Is it, as one friend claimed at a lively Shabbat dinner table discussion last week, simply a legal maneuver to distance herself from being further implicated in Bernie’s criminal conduct?

But I wonder if we ever truly know even the people with whom we are most intimate. On this question the two married couples at the table were silent. Only the never-married man at the table thought she must have known what was going on. The rest of us, perhaps, knew better.

After all, even among couples in my generation (late-30s to 50s), many times one partner handles the finances and the other says that she (usually it’s the wife) leaves it in her husband’s hands.

All the more so for couples of the Madoffs’ generation. Ruth is 67, Bernie 71. It was typical, when they were married 50 years ago, for women to be uninvolved in their family financial life and certainly in their husbands’ business affairs, even if they were close in other respects.

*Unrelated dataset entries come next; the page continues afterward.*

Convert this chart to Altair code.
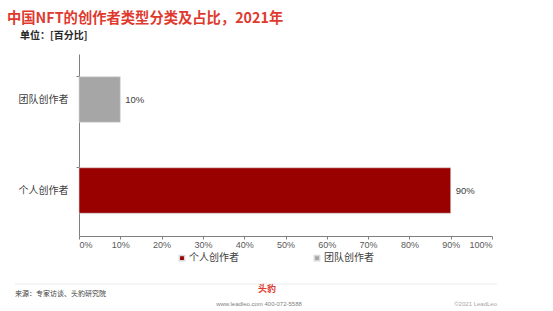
import altair as alt
import pandas as pd

categories = ["团队创作者", "个人创作者"]
shares = [0.10, 0.90]
legend_order = ["个人创作者", "团队创作者"]
legend_colors = ["#990000", "#A6A6A6"]
x_ticks = [0, 0.1, 0.2, 0.3, 0.4, 0.5, 0.6, 0.7, 0.8, 0.9, 1.0]

title_text = "中国NFT的创作者类型分类及占比，2021年"
unit_text = "单位：[百分比]"
source_text = "来源：专家访谈、头豹研究院"
logo_text = "头豹"
contact_text = "www.leadleo.com   400-072-5588"
copyright_text = "©2021 LeadLeo"

df = pd.DataFrame({"cat": categories, "share": shares})

FONT = "Noto Sans CJK SC"

y_enc = alt.Y("cat:N", sort=categories, title=None,
              scale=alt.Scale(paddingInner=0.5, paddingOuter=0.25),
              axis=alt.Axis(bandPosition=0, labelFont=FONT, labelFontSize=10,
                            labelColor="#404040", labelPadding=8, tickSize=3,
                            domainColor="#7F7F7F", tickColor="#7F7F7F", grid=False))
x_enc = alt.X("share:Q", title=None,
              scale=alt.Scale(domain=[0, 1], nice=False),
              axis=alt.Axis(values=x_ticks, format=".0%", labelFont="Liberation Sans",
                            labelFontSize=9, labelColor="#595959", tickSize=3,
                            domainColor="#7F7F7F", tickColor="#7F7F7F", grid=False,
                            labelPadding=1))

bars = alt.Chart(df).mark_bar(stroke="#D9D9D9", strokeWidth=0.6).encode(
    x=x_enc, y=y_enc,
    color=alt.Color("cat:N",
                    scale=alt.Scale(domain=legend_order, range=legend_colors),
                    legend=alt.Legend(orient="none", legendX=98, legendY=199,
                                      direction="horizontal", title=None,
                                      symbolType="square", symbolSize=28,
                                      labelFont=FONT, labelFontSize=10,
                                      labelColor="#404040", columnPadding=72,
                                      symbolOffset=0, labelOffset=2)),
)

labels = alt.Chart(df).mark_text(align="left", dx=5, font="Liberation Sans",
                                 fontSize=9.5, color="#404040").encode(
    x="share:Q", y=alt.Y("cat:N", sort=categories),
    text=alt.Text("share:Q", format=".0%"),
)

one = pd.DataFrame({"t": [0]})

title = alt.Chart(one).mark_text(text=title_text, align="left", baseline="alphabetic",
                                 font=FONT, fontSize=14.3, fontWeight="bold",
                                 color="#E03A2F").encode(x=alt.value(-72), y=alt.value(-31))
unit = alt.Chart(one).mark_text(text=unit_text, align="left", baseline="alphabetic",
                                font=FONT, fontSize=10, fontWeight="bold",
                                color="#262626").encode(x=alt.value(-59), y=alt.value(-15))
rule = alt.Chart(one).mark_rule(color="#E6E6E6", strokeWidth=0.8).encode(
    x=alt.value(-64), x2=alt.value(418), y=alt.value(230))
source = alt.Chart(one).mark_text(text=source_text, align="left", baseline="middle",
                                  font=FONT, fontSize=7, color="#404040").encode(
    x=alt.value(-64), y=alt.value(240))
logo = alt.Chart(one).mark_text(text=logo_text, align="center", baseline="middle",
                                font=FONT, fontSize=9, fontWeight="bold",
                                color="#E03A2F").encode(x=alt.value(188), y=alt.value(235))
contact = alt.Chart(one).mark_text(text=contact_text, align="center", baseline="middle",
                                   font="Liberation Sans", fontSize=6, color="#7F7F7F").encode(
    x=alt.value(180), y=alt.value(250))
copyright_ = alt.Chart(one).mark_text(text=copyright_text, align="right", baseline="middle",
                                      font="Liberation Sans", fontSize=6, color="#A6A6A6").encode(
    x=alt.value(418), y=alt.value(250))

chart = alt.layer(bars, labels, title, unit, rule, source, logo, contact, copyright_).properties(
    width=413, height=182,
    autosize=alt.AutoSizeParams(type="none"),
    padding={"left": 79, "top": 54, "right": 61, "bottom": 75},
    background="white",
).configure_view(stroke=None)

chart.save("out.html", embed_options={"renderer": "svg", "actions": False})
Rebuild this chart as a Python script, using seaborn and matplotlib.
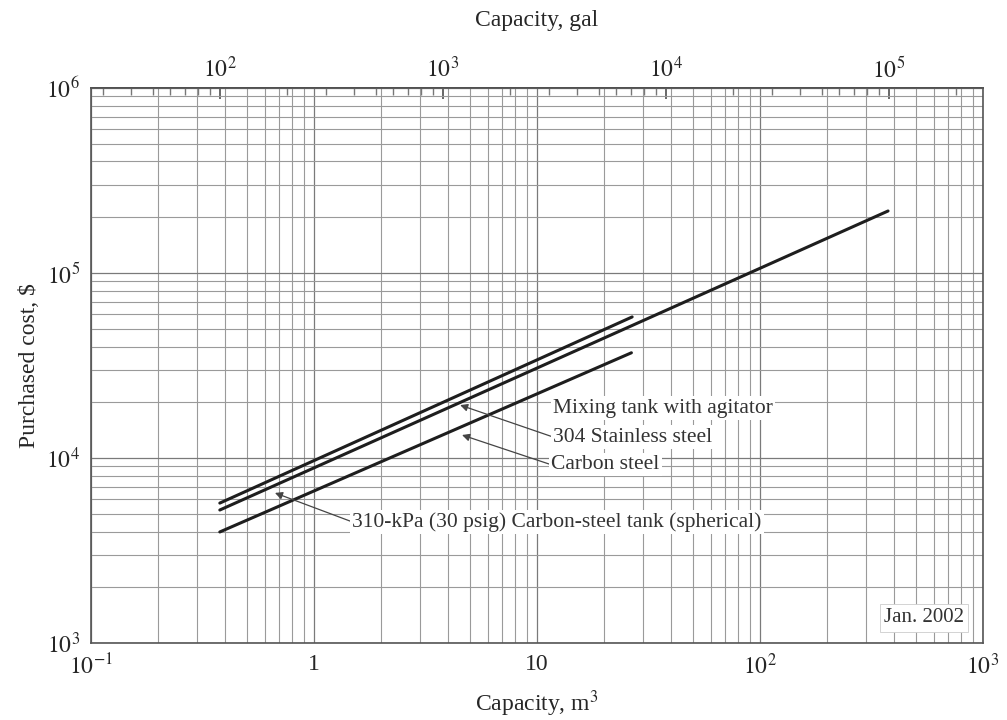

I feel sure that she enjoyed all of the material fruits of her husband’s fraud. But I think she can only be blamed for greed and willful ignorance. And, to a certain extent, can’t we all?

It is human nature to want to turn responsibility over to people who say that they’ll take care of things – whether it’s an investor when we desperately want someone to provide us with big dividends, a doctor when we are desperately ill, or a rebbe, when we are desperate to have faith.

We all do it. And if we don’t, we wish that we could.

Ruth Madoff has fallen from a very high place. Perhaps she should have known what was going on. But I don’t think she did. And I feel sorry for her.